--- Begin ---
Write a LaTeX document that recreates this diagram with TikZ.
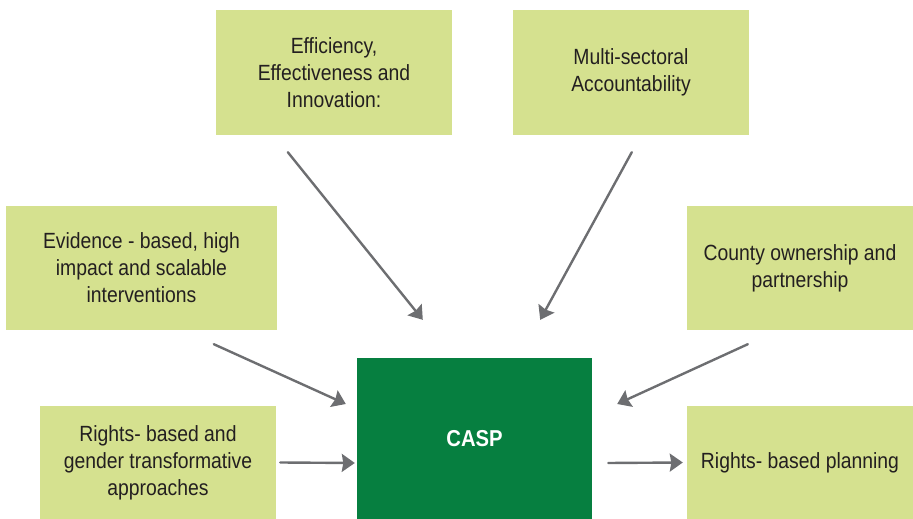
\documentclass[tikz,border=0pt]{standalone}
\usepackage{fontspec}
\setmainfont{Liberation Sans}[FakeStretch=0.88]
\usepackage{tikz}
\usetikzlibrary{arrows.meta}
\definecolor{boxColor}{RGB}{213,225,143}
\definecolor{caspColor}{RGB}{6,127,64}
\definecolor{penColor}{RGB}{109,110,113}
\definecolor{textColor}{RGB}{35,31,32}
\tikzset{>={Stealth[length=13pt,width=18pt,inset=1.5pt]},
  factor/.style={fill=boxColor,text=textColor,align=center,inner sep=0pt,
    font=\fontsize{22}{27}\selectfont},
  push/.style={penColor,line width=2.4pt,->}}

\begin{document}
\begin{tikzpicture}[x=1pt,y=1pt,line cap=round]
\useasboundingbox (0,0) rectangle (913,519);

  % top row
  \node [factor,minimum width=236pt,minimum height=125pt] (eff) at (334,446.5)
    {Efficiency,\\Effectiveness and\\Innovation:};
  \node [factor,minimum width=236pt,minimum height=125pt] (multi) at (631,446.5)
    {Multi-sectoral\\Accountability};

  % middle row
  \node [factor,minimum width=271pt,minimum height=124pt] (evid) at (141.5,251)
    {Evidence - based, high\\impact and scalable\\interventions};
  \node [factor,minimum width=226pt,minimum height=124pt] (county) at (800,251)
    {County ownership and\\partnership};

  % bottom row
  \node [factor,minimum width=236pt,minimum height=113pt] (rights) at (158,56.5)
    {Rights- based and\\gender transformative\\approaches};
  \node [fill=caspColor,text=white,minimum width=235pt,minimum height=161pt,
    font=\fontsize{23}{27}\selectfont\bfseries] (casp) at (474.5,80.5) {CASP};
  \node [factor,minimum width=226pt,minimum height=113pt] (plan) at (800,56.5)
    {Rights- based planning};


  \draw [push] ([xshift=72pt,yshift=-17pt]eff.south west) -- ([xshift=66pt,yshift=38pt]casp.north west);
  \draw [push] ([xshift=119pt,yshift=-17pt]multi.south west) -- ([xshift=-52pt,yshift=38pt]casp.north east);

  \draw [push] ([xshift=208pt,yshift=-14pt]evid.south west) -- ([xshift=-11pt,yshift=34.5pt]casp.west);
  \draw [push] ([xshift=61pt,yshift=-14pt]county.south west) -- ([xshift=25pt,yshift=34.5pt]casp.east);

  \draw [push] ([xshift=4pt]rights.east) -- ([xshift=-2pt,yshift=-24.5pt]casp.west);
  \draw [push] ([xshift=16pt,yshift=-24.5pt]casp.east) -- ([xshift=-4pt]plan.west);

\end{tikzpicture}
\end{document}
--- End ---
Return the whole listing, word for word, and leave out every picture.

§ **Output of the task**:
Write a LaTeX document that recreates this diagram with TikZ.
\documentclass[tikz,border=0pt]{standalone}
\usepackage{fontspec}
\setmainfont{Liberation Sans}[FakeStretch=0.88]
\usepackage{tikz}
\usetikzlibrary{arrows.meta}
\definecolor{boxColor}{RGB}{213,225,143}
\definecolor{caspColor}{RGB}{6,127,64}
\definecolor{penColor}{RGB}{109,110,113}
\definecolor{textColor}{RGB}{35,31,32}
\tikzset{>={Stealth[length=13pt,width=18pt,inset=1.5pt]},
  factor/.style={fill=boxColor,text=textColor,align=center,inner sep=0pt,
    font=\fontsize{22}{27}\selectfont},
  push/.style={penColor,line width=2.4pt,->}}

\begin{document}
\begin{tikzpicture}[x=1pt,y=1pt,line cap=round]
\useasboundingbox (0,0) rectangle (913,519);

  % top row
  \node [factor,minimum width=236pt,minimum height=125pt] (eff) at (334,446.5)
    {Efficiency,\\Effectiveness and\\Innovation:};
  \node [factor,minimum width=236pt,minimum height=125pt] (multi) at (631,446.5)
    {Multi-sectoral\\Accountability};

  % middle row
  \node [factor,minimum width=271pt,minimum height=124pt] (evid) at (141.5,251)
    {Evidence - based, high\\impact and scalable\\interventions};
  \node [factor,minimum width=226pt,minimum height=124pt] (county) at (800,251)
    {County ownership and\\partnership};

  % bottom row
  \node [factor,minimum width=236pt,minimum height=113pt] (rights) at (158,56.5)
    {Rights- based and\\gender transformative\\approaches};
  \node [fill=caspColor,text=white,minimum width=235pt,minimum height=161pt,
    font=\fontsize{23}{27}\selectfont\bfseries] (casp) at (474.5,80.5) {CASP};
  \node [factor,minimum width=226pt,minimum height=113pt] (plan) at (800,56.5)
    {Rights- based planning};


  \draw [push] ([xshift=72pt,yshift=-17pt]eff.south west) -- ([xshift=66pt,yshift=38pt]casp.north west);
  \draw [push] ([xshift=119pt,yshift=-17pt]multi.south west) -- ([xshift=-52pt,yshift=38pt]casp.north east);

  \draw [push] ([xshift=208pt,yshift=-14pt]evid.south west) -- ([xshift=-11pt,yshift=34.5pt]casp.west);
  \draw [push] ([xshift=61pt,yshift=-14pt]county.south west) -- ([xshift=25pt,yshift=34.5pt]casp.east);

  \draw [push] ([xshift=4pt]rights.east) -- ([xshift=-2pt,yshift=-24.5pt]casp.west);
  \draw [push] ([xshift=16pt,yshift=-24.5pt]casp.east) -- ([xshift=-4pt]plan.west);

\end{tikzpicture}
\end{document}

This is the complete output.